Problem to solve - In your copy, leave out the pictures; write out all the data exactly.
>> Start Collected material
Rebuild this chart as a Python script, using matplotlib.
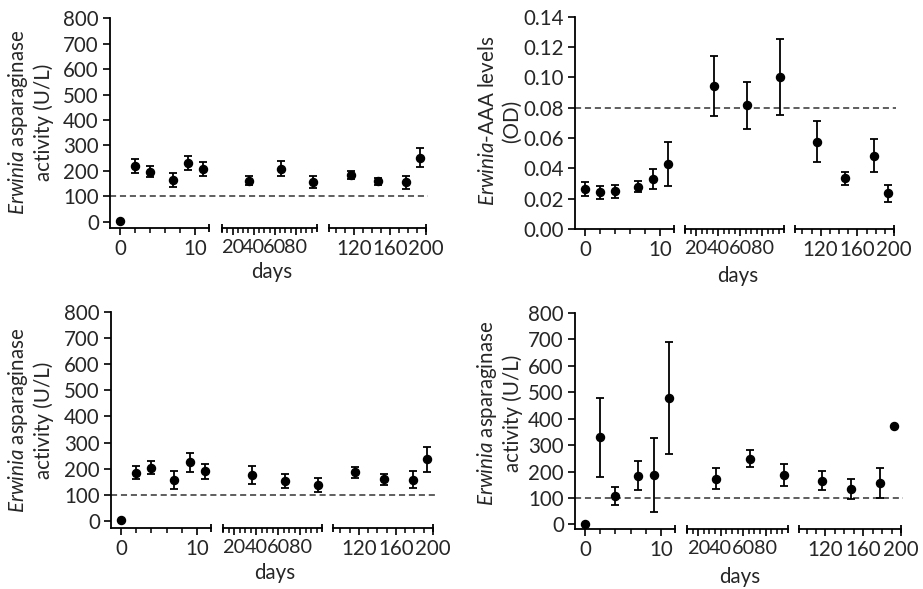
import numpy as np
import matplotlib.pyplot as plt
from matplotlib import transforms

plt.rcParams['font.family'] = ['Lato', 'DejaVu Sans']
plt.rcParams['mathtext.fontset'] = 'custom'
plt.rcParams['mathtext.it'] = 'Lato:italic'
plt.rcParams['mathtext.rm'] = 'Lato'

TXT = '#262626'
FS = 14.8

# sampling days (same for all four panels)
days = [0, 2, 4, 7, 9, 11, 36, 66, 96, 116, 147, 178, 193]

# top-left: Erwinia asparaginase activity (U/L)
tl_mean = [3, 220, 197, 164, 232, 206, 161, 209, 156, 182, 159, 155, 252]
tl_err = [np.nan, 27, 23, 28, 28, 28, 17, 30, 22, 16, 13, 26, 38]

# top-right: Erwinia-AAA levels (OD)
tr_mean = [0.0264, 0.0242, 0.0248, 0.0279, 0.0327, 0.0431, 0.0943, 0.0815, 0.100,
           0.0576, 0.0334, 0.0484, 0.0235]
tr_err = [0.0046, 0.0044, 0.0042, 0.0036, 0.0066, 0.0145, 0.0197, 0.0154, 0.025,
          0.0133, 0.0045, 0.0107, 0.0058]

# bottom-left
bl_mean = [3, 185, 203, 158, 224, 190, 176, 154, 138, 186, 159, 158, 236]
bl_err = [np.nan, 24, 25, 34, 36, 30, 34, 27, 27, 20, 20, 33, 48]

# bottom-right
br_mean = [3, 329, 106, 185, 186, 477, 173, 249, 187, 166, 134, 157, 371]
br_err = [np.nan, 150, 34, 54, 140, 211, 40, 31, 43, 35, 39, 58, np.nan]

thr_act = 100
thr_od = 0.08

W, H = 923, 589
fig = plt.figure(figsize=(W / 100, H / 100), dpi=100)

# x-axis segments: limits, data range, major ticks, minor ticks, label size
segs = [
    ((-1.3, 11.8), (-1, 12), [0, 10], [2, 4, 6, 8], FS),
    ((10, 100), (12, 100), [20, 40, 60, 80], [v for v in range(10, 101, 5) if v % 20], 14.3),
    ((92, 200), (100, 201), [120, 160, 200], [v for v in range(100, 200, 10) if v % 40], FS),
]

# pixel layout per panel: (bottom, top, [seg x-ranges], ylabel centre, days centre)
panels = [
    dict(mean=tl_mean, err=tl_err, ylim=(-25, 800), yt=np.arange(0, 801, 100), fmt='{:.0f}',
         thr=thr_act, bot=228, top=18.3, xs=[(110, 209), (222, 317), (329, 426)],
         ylab='$\\mathit{Erwinia}$ asparaginase\nactivity (U/L)', lab=(30, 122), dl=(272, 272)),
    dict(mean=tr_mean, err=tr_err, ylim=(0, 0.14), yt=np.arange(0, 0.141, 0.02), fmt='{:.2f}',
         thr=thr_od, bot=229, top=16.7, xs=[(575, 674), (685, 784), (795, 894)],
         ylab='$\\mathit{Erwinia}$-AAA levels\n(OD)', lab=(500, 121), dl=(738, 276)),
    dict(mean=bl_mean, err=bl_err, ylim=(-25, 800), yt=np.arange(0, 801, 100), fmt='{:.0f}',
         thr=thr_act, bot=527.5, top=312, xs=[(111, 211), (223, 322), (333, 433)],
         ylab='$\\mathit{Erwinia}$ asparaginase\nactivity (U/L)', lab=(30, 420), dl=(275, 573)),
    dict(mean=br_mean, err=br_err, ylim=(-17, 800), yt=np.arange(0, 801, 100), fmt='{:.0f}',
         thr=thr_act, bot=529, top=312.7, xs=[(575, 675), (687, 788), (799, 901)],
         ylab='$\\mathit{Erwinia}$ asparaginase\nactivity (U/L)', lab=(499, 413), dl=(740, 577)),
]

d = np.array(days)
for p in panels:
    m = np.array(p['mean'], dtype=float)
    e = np.array(p['err'], dtype=float)
    axes = []
    for i, ((xl, xr), (lo, hi), major, minor, lfs) in enumerate(segs):
        x0, x1 = p['xs'][i]
        ax = fig.add_axes([x0 / W, 1 - p['bot'] / H, (x1 - x0) / W, (p['bot'] - p['top']) / H])
        ax.set_facecolor('none')
        ax.set_xlim(xl, xr)
        ax.set_ylim(*p['ylim'])
        for s in ['top', 'right']:
            ax.spines[s].set_visible(False)
        ax.spines['bottom'].set_linewidth(1.3)
        ax.spines['left'].set_linewidth(1.3)
        ax.set_xticks(major)
        ax.set_xticks(minor, minor=True)
        ax.set_xticklabels([str(v) for v in major])
        ax.tick_params(axis='x', which='major', length=5, width=1.2, pad=3,
                       labelsize=lfs, labelcolor=TXT)
        ax.tick_params(axis='x', which='minor', length=3.5, width=1.1)
        if i == 0:
            ax.set_yticks(p['yt'])
            ax.set_yticklabels([p['fmt'].format(v) for v in p['yt']])
            ax.tick_params(axis='y', length=5, width=1.2, pad=3, labelsize=FS, labelcolor=TXT)
        else:
            ax.spines['left'].set_visible(False)
            ax.set_yticks([])
        # segment end caps
        caps = [xr] if i == 0 else [xl, xr]
        ax.plot(caps, [0] * len(caps), transform=transforms.blended_transform_factory(ax.transData, ax.transAxes),
                marker='|', ms=6, mew=1.3, ls='none', color='black', clip_on=False)
        sel = (d >= lo) & (d < hi)
        ax.errorbar(d[sel], m[sel], yerr=e[sel], fmt='o', color='black', ms=5.8,
                    capsize=3, elinewidth=1.3, capthick=1.3, clip_on=False, zorder=3)
        axes.append(ax)
    # dashed threshold across all segments
    ax0 = axes[0]
    tr = transforms.blended_transform_factory(fig.transFigure, ax0.transData)
    ax0.plot([p['xs'][0][0] / W, (p['xs'][2][1] + 2) / W], [p['thr'], p['thr']], transform=tr,
             ls=(0, (4, 2.5)), color='#333333', lw=1.1, clip_on=False, zorder=1)
    fig.text(p['lab'][0] / W, 1 - p['lab'][1] / H, p['ylab'], rotation=90, ha='center', va='center',
             multialignment='center', fontsize=FS, color=TXT, linespacing=1.25)
    fig.text(p['dl'][0] / W, 1 - p['dl'][1] / H, 'days', ha='center', va='center', fontsize=FS, color=TXT)

fig.savefig('out.png', dpi=100)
>> End Collected material
Solved exercise -
Rebuild this chart as a Python script, using matplotlib.
import numpy as np
import matplotlib.pyplot as plt
from matplotlib import transforms

plt.rcParams['font.family'] = ['Lato', 'DejaVu Sans']
plt.rcParams['mathtext.fontset'] = 'custom'
plt.rcParams['mathtext.it'] = 'Lato:italic'
plt.rcParams['mathtext.rm'] = 'Lato'

TXT = '#262626'
FS = 14.8

# sampling days (same for all four panels)
days = [0, 2, 4, 7, 9, 11, 36, 66, 96, 116, 147, 178, 193]

# top-left: Erwinia asparaginase activity (U/L)
tl_mean = [3, 220, 197, 164, 232, 206, 161, 209, 156, 182, 159, 155, 252]
tl_err = [np.nan, 27, 23, 28, 28, 28, 17, 30, 22, 16, 13, 26, 38]

# top-right: Erwinia-AAA levels (OD)
tr_mean = [0.0264, 0.0242, 0.0248, 0.0279, 0.0327, 0.0431, 0.0943, 0.0815, 0.100,
           0.0576, 0.0334, 0.0484, 0.0235]
tr_err = [0.0046, 0.0044, 0.0042, 0.0036, 0.0066, 0.0145, 0.0197, 0.0154, 0.025,
          0.0133, 0.0045, 0.0107, 0.0058]

# bottom-left
bl_mean = [3, 185, 203, 158, 224, 190, 176, 154, 138, 186, 159, 158, 236]
bl_err = [np.nan, 24, 25, 34, 36, 30, 34, 27, 27, 20, 20, 33, 48]

# bottom-right
br_mean = [3, 329, 106, 185, 186, 477, 173, 249, 187, 166, 134, 157, 371]
br_err = [np.nan, 150, 34, 54, 140, 211, 40, 31, 43, 35, 39, 58, np.nan]

thr_act = 100
thr_od = 0.08

W, H = 923, 589
fig = plt.figure(figsize=(W / 100, H / 100), dpi=100)

# x-axis segments: limits, data range, major ticks, minor ticks, label size
segs = [
    ((-1.3, 11.8), (-1, 12), [0, 10], [2, 4, 6, 8], FS),
    ((10, 100), (12, 100), [20, 40, 60, 80], [v for v in range(10, 101, 5) if v % 20], 14.3),
    ((92, 200), (100, 201), [120, 160, 200], [v for v in range(100, 200, 10) if v % 40], FS),
]

# pixel layout per panel: (bottom, top, [seg x-ranges], ylabel centre, days centre)
panels = [
    dict(mean=tl_mean, err=tl_err, ylim=(-25, 800), yt=np.arange(0, 801, 100), fmt='{:.0f}',
         thr=thr_act, bot=228, top=18.3, xs=[(110, 209), (222, 317), (329, 426)],
         ylab='$\\mathit{Erwinia}$ asparaginase\nactivity (U/L)', lab=(30, 122), dl=(272, 272)),
    dict(mean=tr_mean, err=tr_err, ylim=(0, 0.14), yt=np.arange(0, 0.141, 0.02), fmt='{:.2f}',
         thr=thr_od, bot=229, top=16.7, xs=[(575, 674), (685, 784), (795, 894)],
         ylab='$\\mathit{Erwinia}$-AAA levels\n(OD)', lab=(500, 121), dl=(738, 276)),
    dict(mean=bl_mean, err=bl_err, ylim=(-25, 800), yt=np.arange(0, 801, 100), fmt='{:.0f}',
         thr=thr_act, bot=527.5, top=312, xs=[(111, 211), (223, 322), (333, 433)],
         ylab='$\\mathit{Erwinia}$ asparaginase\nactivity (U/L)', lab=(30, 420), dl=(275, 573)),
    dict(mean=br_mean, err=br_err, ylim=(-17, 800), yt=np.arange(0, 801, 100), fmt='{:.0f}',
         thr=thr_act, bot=529, top=312.7, xs=[(575, 675), (687, 788), (799, 901)],
         ylab='$\\mathit{Erwinia}$ asparaginase\nactivity (U/L)', lab=(499, 413), dl=(740, 577)),
]

d = np.array(days)
for p in panels:
    m = np.array(p['mean'], dtype=float)
    e = np.array(p['err'], dtype=float)
    axes = []
    for i, ((xl, xr), (lo, hi), major, minor, lfs) in enumerate(segs):
        x0, x1 = p['xs'][i]
        ax = fig.add_axes([x0 / W, 1 - p['bot'] / H, (x1 - x0) / W, (p['bot'] - p['top']) / H])
        ax.set_facecolor('none')
        ax.set_xlim(xl, xr)
        ax.set_ylim(*p['ylim'])
        for s in ['top', 'right']:
            ax.spines[s].set_visible(False)
        ax.spines['bottom'].set_linewidth(1.3)
        ax.spines['left'].set_linewidth(1.3)
        ax.set_xticks(major)
        ax.set_xticks(minor, minor=True)
        ax.set_xticklabels([str(v) for v in major])
        ax.tick_params(axis='x', which='major', length=5, width=1.2, pad=3,
                       labelsize=lfs, labelcolor=TXT)
        ax.tick_params(axis='x', which='minor', length=3.5, width=1.1)
        if i == 0:
            ax.set_yticks(p['yt'])
            ax.set_yticklabels([p['fmt'].format(v) for v in p['yt']])
            ax.tick_params(axis='y', length=5, width=1.2, pad=3, labelsize=FS, labelcolor=TXT)
        else:
            ax.spines['left'].set_visible(False)
            ax.set_yticks([])
        # segment end caps
        caps = [xr] if i == 0 else [xl, xr]
        ax.plot(caps, [0] * len(caps), transform=transforms.blended_transform_factory(ax.transData, ax.transAxes),
                marker='|', ms=6, mew=1.3, ls='none', color='black', clip_on=False)
        sel = (d >= lo) & (d < hi)
        ax.errorbar(d[sel], m[sel], yerr=e[sel], fmt='o', color='black', ms=5.8,
                    capsize=3, elinewidth=1.3, capthick=1.3, clip_on=False, zorder=3)
        axes.append(ax)
    # dashed threshold across all segments
    ax0 = axes[0]
    tr = transforms.blended_transform_factory(fig.transFigure, ax0.transData)
    ax0.plot([p['xs'][0][0] / W, (p['xs'][2][1] + 2) / W], [p['thr'], p['thr']], transform=tr,
             ls=(0, (4, 2.5)), color='#333333', lw=1.1, clip_on=False, zorder=1)
    fig.text(p['lab'][0] / W, 1 - p['lab'][1] / H, p['ylab'], rotation=90, ha='center', va='center',
             multialignment='center', fontsize=FS, color=TXT, linespacing=1.25)
    fig.text(p['dl'][0] / W, 1 - p['dl'][1] / H, 'days', ha='center', va='center', fontsize=FS, color=TXT)

fig.savefig('out.png', dpi=100)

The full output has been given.